Last week, protests on Wall Street had a singular focus…
Hundreds of thousands of people gathered to oppose climate change amid a week of climate talks at a U.N. summit.
Speakers at the summit ranged from President Obama, to Iranian President Hassan Rouhani and American actor Leonardo DiCaprio, all of whom told a similar story about the possible effects of climate change.
And – even though the issue is as divisive as they come – I’m not here to argue definitions, instead, an intelligent investor has to keep track of fundamental changes in policy whether or not they agree with them.
Now that the E.P.A. has placed limits on carbon emissions, China is looking to cut back on smog, and that Germany has grown its renewable energy profile to 30% of their grid, the coming policy changes in the energy sector will be unavoidable.

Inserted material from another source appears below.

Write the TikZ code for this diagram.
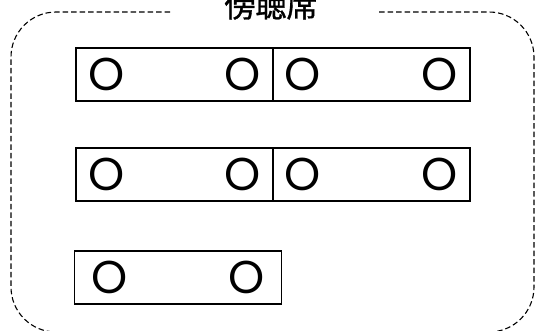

And while the same environmental activists who spoke out against fossil fuels last week may loath the decision, nuclear is the next step.
“Nuclear is a capital-intensive investment, but it gives over a long time a very good, reliable, large-scale base load and it operates 24/7, which some of the other energy sources don’t,” says head of the World Nuclear Association, Agneta Rising.
Nuclear creates virtually zero carbon emissions, generates a lot of electricity, and is consistent, which makes it the ideal candidate to take over for fossil fuels on the grid.
While wind, solar, and geothermal energy are a mainstay on environmental blogs and would be less risky sources of electricity, they are hamstrung by crucial limitations.
For example, solar is much more viable in sun drenched desert climates, while wind is only viable when there’s enough wind to turn turbines, and geothermal requires geological precision and is only available in certain regions of the United States.
And all of these technologies still lack solutions for long term energy storage, making them intermittent.
But nuclear energy has none of these problems, which makes it very attractive for policy makers going forward.
My colleague, Christian DeHaemer recently wrote a piece on the bottom in uranium prices.
And from his analysis we can glean that in the next few years the nuclear energy space will take two forms: one will be thorium produced (more on that later this week) and the other will be from uranium.
As Chris said last week, uranium is near the bottom of its slide since Fukushima, and some bullish news has it back on our radar.
Not only does the bottom in price keep us happy, so too does the coming growth of uranium based power in Asia.
There are 70 reactors currently under construction throughout the world, and two-thirds of those new plants will be in Asia. Most of those gains will go to India and China, but other developing nations like Bangladesh and Vietnam plan to build the first plants in their history.
China plans to build 29 reactors by 2020. That amount will more than double their current capacity from 20 to 49 and add about 3,000 terawatt hours of electricity to their grid.
And, as far as we can tell, almost all of this nuclear power in Asia will be extracted through uranium fission.
So investors looking for a new way to play the energy space should look at uranium. It has the potential to get close to its historic highs in 2006 and 2007 before the crash.
Because there is such a finite amount of the element for us to use, when countries add more uranium based nuclear power, the demand sends the price through the roof.
So building a stake now while prices are still low is a good bet on the future of energy in the U.S. and Asia.
While there are many excellent ways to play the coming growth of nuclear power, one we have our eye on is Exelon Corp. (NYSE: EXC).
The company, like uranium prices, has fallen since the Fukushima disaster which gives it an attractive share price.
And since we know that nuclear is expanding, we also know that Uranium prices will go up. And when they do so will Exelon’s share price.
Thus, building an investment now is a good way to see some gains in the future, and in the meantime the 3.63% yield is attractive while we wait for shares to move.